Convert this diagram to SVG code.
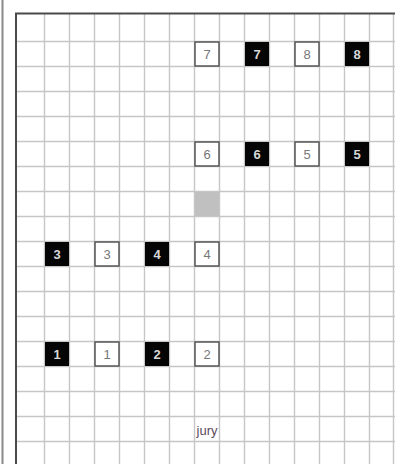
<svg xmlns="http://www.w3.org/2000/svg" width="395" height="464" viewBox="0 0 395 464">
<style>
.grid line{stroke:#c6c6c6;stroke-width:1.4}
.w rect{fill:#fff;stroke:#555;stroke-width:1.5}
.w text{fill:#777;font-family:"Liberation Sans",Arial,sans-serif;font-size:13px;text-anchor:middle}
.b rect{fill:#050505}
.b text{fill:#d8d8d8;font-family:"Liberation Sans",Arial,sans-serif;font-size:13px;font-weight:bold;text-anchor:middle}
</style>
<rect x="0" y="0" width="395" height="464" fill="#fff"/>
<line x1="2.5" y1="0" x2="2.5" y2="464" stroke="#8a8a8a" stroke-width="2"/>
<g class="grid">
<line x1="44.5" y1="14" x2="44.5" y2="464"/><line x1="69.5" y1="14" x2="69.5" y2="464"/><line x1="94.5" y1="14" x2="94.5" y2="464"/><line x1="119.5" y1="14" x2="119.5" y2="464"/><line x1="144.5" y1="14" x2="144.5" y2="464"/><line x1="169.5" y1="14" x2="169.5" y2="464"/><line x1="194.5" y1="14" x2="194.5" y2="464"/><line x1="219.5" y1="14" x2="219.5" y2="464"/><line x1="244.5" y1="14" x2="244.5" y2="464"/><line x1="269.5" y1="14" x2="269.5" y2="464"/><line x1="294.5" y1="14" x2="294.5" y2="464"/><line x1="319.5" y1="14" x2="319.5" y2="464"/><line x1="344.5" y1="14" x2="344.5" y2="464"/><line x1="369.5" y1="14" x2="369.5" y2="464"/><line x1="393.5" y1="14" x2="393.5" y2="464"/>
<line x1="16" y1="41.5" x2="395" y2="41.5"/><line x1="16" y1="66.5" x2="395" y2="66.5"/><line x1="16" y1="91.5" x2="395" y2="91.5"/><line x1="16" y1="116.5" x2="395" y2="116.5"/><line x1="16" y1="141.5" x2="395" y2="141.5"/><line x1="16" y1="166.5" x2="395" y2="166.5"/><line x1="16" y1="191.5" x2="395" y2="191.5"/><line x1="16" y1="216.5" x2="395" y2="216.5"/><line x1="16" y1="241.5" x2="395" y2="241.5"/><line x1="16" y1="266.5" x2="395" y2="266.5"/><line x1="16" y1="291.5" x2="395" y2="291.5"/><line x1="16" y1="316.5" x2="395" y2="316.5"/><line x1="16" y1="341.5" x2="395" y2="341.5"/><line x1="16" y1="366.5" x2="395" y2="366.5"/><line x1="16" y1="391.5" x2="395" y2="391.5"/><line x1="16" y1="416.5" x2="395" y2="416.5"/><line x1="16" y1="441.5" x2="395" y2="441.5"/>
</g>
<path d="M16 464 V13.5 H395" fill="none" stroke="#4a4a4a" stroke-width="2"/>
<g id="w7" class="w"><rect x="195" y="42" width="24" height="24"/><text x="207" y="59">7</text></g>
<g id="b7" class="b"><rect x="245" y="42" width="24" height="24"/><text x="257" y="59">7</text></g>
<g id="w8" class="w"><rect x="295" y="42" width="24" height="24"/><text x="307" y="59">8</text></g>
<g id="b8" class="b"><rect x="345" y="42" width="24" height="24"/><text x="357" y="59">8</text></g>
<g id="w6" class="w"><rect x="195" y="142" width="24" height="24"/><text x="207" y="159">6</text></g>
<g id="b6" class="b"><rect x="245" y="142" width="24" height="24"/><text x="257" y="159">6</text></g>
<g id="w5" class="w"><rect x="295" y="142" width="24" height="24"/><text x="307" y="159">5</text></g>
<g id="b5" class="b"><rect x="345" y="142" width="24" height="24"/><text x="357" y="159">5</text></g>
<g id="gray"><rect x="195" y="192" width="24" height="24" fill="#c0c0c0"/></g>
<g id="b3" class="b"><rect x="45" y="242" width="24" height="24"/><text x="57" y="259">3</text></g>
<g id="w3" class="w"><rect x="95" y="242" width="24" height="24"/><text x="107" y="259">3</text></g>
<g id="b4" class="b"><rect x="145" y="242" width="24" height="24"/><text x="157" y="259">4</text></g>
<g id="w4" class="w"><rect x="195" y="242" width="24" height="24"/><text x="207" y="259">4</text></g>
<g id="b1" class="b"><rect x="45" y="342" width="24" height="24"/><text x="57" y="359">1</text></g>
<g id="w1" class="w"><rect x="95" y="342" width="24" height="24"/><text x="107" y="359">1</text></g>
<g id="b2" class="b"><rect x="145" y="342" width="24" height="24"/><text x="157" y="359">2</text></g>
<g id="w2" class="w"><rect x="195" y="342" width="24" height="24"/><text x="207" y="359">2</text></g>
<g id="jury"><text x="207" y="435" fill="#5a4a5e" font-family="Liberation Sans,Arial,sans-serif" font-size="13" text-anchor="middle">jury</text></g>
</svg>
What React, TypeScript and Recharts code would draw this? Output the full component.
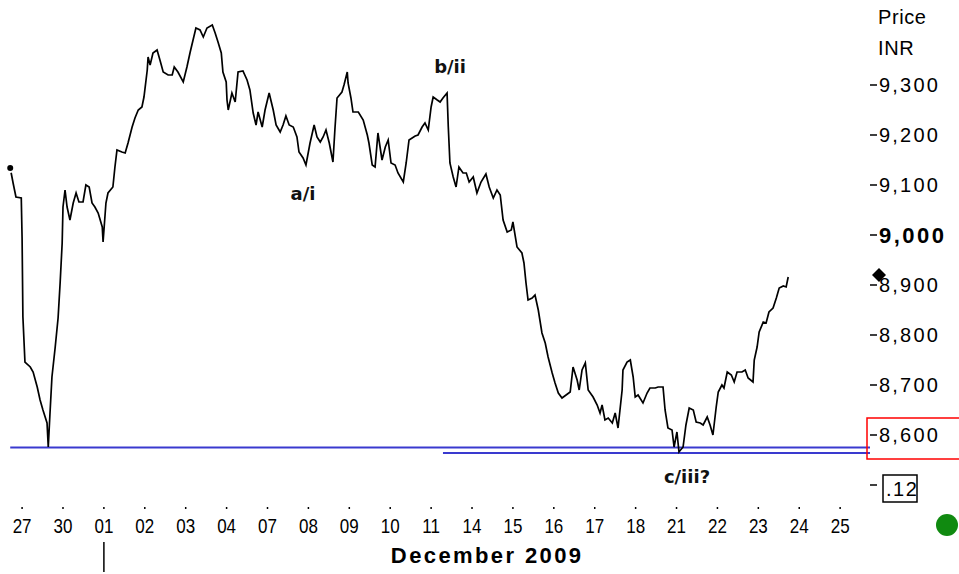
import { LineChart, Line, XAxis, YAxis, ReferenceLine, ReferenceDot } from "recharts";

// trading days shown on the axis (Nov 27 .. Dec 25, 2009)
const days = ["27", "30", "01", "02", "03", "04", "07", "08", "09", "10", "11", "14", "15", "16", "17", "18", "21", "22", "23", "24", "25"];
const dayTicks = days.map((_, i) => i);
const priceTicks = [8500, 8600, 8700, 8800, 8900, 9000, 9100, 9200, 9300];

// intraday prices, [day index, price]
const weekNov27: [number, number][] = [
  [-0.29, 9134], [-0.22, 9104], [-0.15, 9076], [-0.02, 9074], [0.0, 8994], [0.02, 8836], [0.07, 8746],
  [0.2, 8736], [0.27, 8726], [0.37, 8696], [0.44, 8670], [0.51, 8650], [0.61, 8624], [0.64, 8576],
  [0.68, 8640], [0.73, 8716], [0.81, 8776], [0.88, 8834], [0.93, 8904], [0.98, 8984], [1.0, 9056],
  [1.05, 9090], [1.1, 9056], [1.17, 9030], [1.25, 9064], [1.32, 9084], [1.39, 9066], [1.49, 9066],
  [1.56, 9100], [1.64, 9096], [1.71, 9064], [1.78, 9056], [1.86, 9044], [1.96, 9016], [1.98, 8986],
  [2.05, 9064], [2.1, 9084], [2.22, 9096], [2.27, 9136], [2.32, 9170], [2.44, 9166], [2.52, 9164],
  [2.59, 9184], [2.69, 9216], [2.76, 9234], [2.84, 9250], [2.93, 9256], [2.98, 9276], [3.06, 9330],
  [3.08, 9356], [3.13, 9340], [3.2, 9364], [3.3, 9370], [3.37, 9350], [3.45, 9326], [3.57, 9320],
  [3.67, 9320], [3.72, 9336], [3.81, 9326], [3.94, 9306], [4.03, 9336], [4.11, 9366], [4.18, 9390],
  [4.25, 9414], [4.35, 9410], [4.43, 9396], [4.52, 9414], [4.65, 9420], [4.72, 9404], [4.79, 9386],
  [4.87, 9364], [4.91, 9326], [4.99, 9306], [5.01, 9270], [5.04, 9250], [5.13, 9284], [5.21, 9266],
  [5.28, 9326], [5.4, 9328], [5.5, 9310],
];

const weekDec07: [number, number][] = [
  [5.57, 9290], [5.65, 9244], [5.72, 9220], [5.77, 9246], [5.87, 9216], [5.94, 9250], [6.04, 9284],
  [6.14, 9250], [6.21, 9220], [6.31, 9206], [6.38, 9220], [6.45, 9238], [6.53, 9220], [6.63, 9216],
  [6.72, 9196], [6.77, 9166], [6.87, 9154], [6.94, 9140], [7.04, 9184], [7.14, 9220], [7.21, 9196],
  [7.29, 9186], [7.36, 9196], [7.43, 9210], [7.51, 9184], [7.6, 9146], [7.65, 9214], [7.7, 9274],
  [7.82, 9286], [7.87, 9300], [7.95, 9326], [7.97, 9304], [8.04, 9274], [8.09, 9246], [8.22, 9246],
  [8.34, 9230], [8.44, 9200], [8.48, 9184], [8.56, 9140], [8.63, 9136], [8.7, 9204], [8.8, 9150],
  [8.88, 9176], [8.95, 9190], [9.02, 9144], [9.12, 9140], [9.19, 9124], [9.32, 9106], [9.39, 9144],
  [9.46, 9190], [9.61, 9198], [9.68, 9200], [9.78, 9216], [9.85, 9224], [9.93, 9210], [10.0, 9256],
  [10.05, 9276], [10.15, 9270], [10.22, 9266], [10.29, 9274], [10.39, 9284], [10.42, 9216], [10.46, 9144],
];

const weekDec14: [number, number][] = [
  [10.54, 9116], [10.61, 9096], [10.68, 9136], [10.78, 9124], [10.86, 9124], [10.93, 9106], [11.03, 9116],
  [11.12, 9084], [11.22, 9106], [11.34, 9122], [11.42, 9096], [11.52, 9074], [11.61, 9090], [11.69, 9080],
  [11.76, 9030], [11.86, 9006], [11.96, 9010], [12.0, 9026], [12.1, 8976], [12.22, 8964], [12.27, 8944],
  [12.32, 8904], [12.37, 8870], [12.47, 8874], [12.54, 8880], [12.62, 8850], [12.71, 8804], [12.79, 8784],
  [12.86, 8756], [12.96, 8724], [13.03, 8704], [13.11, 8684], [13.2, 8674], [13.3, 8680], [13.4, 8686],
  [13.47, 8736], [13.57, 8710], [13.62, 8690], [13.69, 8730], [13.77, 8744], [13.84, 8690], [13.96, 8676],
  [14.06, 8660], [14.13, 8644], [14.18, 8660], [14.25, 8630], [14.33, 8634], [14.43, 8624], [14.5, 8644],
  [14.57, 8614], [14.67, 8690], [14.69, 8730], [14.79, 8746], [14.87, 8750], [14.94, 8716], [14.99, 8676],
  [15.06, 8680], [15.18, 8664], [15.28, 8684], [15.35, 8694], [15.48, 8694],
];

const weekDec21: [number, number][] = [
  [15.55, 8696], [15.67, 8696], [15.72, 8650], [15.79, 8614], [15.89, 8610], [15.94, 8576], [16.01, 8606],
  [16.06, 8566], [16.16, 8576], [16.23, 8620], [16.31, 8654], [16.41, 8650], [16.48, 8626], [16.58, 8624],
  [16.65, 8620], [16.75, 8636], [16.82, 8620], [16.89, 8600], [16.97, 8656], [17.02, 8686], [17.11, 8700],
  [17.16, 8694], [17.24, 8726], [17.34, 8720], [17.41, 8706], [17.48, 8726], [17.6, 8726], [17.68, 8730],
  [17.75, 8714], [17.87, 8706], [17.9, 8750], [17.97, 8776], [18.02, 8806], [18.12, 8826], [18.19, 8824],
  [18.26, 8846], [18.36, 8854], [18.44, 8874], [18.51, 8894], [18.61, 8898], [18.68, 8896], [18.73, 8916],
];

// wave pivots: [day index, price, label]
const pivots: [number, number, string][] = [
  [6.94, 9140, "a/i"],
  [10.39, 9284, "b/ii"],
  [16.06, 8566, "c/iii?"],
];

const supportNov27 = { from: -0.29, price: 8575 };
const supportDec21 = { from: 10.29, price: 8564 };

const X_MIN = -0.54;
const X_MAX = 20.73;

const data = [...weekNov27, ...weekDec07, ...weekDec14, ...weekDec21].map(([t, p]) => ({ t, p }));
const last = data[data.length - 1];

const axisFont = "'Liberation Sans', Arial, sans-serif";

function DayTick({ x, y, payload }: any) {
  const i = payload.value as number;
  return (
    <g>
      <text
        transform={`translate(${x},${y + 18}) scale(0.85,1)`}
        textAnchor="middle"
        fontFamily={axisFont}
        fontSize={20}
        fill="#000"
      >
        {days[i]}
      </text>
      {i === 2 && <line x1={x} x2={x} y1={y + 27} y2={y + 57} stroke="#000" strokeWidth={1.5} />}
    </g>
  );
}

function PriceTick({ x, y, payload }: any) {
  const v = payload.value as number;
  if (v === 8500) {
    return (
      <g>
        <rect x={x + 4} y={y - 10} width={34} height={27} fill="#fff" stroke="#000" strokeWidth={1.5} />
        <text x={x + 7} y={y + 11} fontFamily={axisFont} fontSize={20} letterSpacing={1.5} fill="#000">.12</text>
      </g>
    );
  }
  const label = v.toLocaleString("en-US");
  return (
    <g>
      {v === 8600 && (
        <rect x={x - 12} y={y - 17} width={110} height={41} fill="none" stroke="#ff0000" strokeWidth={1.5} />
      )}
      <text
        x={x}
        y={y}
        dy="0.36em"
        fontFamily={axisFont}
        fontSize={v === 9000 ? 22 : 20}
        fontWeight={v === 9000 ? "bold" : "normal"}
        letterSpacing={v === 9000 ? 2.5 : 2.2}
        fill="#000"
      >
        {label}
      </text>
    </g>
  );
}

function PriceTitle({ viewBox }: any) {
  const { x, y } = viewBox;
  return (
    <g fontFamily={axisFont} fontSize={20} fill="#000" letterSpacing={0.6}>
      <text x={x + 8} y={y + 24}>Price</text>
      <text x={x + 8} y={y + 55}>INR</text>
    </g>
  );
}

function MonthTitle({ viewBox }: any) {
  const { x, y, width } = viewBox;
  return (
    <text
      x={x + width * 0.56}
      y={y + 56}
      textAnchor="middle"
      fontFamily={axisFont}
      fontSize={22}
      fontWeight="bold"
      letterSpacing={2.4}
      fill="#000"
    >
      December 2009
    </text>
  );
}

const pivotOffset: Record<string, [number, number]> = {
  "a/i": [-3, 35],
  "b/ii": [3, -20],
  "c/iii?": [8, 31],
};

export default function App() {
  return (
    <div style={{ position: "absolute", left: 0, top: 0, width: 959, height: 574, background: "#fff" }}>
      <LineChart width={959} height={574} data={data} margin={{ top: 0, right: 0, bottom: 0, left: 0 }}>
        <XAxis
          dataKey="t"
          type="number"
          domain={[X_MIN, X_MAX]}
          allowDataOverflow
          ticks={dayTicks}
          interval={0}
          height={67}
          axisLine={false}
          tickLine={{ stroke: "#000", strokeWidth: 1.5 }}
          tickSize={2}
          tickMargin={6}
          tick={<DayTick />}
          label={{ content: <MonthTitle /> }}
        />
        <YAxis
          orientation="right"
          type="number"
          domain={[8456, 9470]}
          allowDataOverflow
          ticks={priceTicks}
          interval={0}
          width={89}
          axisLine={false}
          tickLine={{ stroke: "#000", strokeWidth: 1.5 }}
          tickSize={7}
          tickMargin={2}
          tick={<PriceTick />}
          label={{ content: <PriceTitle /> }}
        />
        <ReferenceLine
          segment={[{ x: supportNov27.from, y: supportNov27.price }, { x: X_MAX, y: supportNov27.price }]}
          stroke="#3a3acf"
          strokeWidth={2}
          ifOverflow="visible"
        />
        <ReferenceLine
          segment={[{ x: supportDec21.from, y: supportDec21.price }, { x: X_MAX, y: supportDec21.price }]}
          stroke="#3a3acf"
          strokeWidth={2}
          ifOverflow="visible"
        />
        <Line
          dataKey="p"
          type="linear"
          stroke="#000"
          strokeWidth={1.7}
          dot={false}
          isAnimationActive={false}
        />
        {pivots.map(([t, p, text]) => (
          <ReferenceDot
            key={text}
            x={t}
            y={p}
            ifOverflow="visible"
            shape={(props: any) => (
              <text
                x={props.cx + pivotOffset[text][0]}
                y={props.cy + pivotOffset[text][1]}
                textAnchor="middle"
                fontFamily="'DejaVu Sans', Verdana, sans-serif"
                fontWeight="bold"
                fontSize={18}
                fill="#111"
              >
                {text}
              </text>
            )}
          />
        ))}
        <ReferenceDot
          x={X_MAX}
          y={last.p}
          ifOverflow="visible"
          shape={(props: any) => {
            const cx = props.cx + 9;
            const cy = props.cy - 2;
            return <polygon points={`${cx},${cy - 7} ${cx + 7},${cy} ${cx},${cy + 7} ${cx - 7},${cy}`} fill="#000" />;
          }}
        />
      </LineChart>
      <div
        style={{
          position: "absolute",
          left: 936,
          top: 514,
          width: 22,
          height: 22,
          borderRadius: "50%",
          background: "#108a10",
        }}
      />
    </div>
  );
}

= = = = = = =

Request:
Look above for the line with "What React, TypeScript" and the line with "9100, 9200, 9300];", then copy exactly the lines from the first through the second, both kept, with no pictures.

Output:
What React, TypeScript and Recharts code would draw this? Output the full component.
import { LineChart, Line, XAxis, YAxis, ReferenceLine, ReferenceDot } from "recharts";

// trading days shown on the axis (Nov 27 .. Dec 25, 2009)
const days = ["27", "30", "01", "02", "03", "04", "07", "08", "09", "10", "11", "14", "15", "16", "17", "18", "21", "22", "23", "24", "25"];
const dayTicks = days.map((_, i) => i);
const priceTicks = [8500, 8600, 8700, 8800, 8900, 9000, 9100, 9200, 9300];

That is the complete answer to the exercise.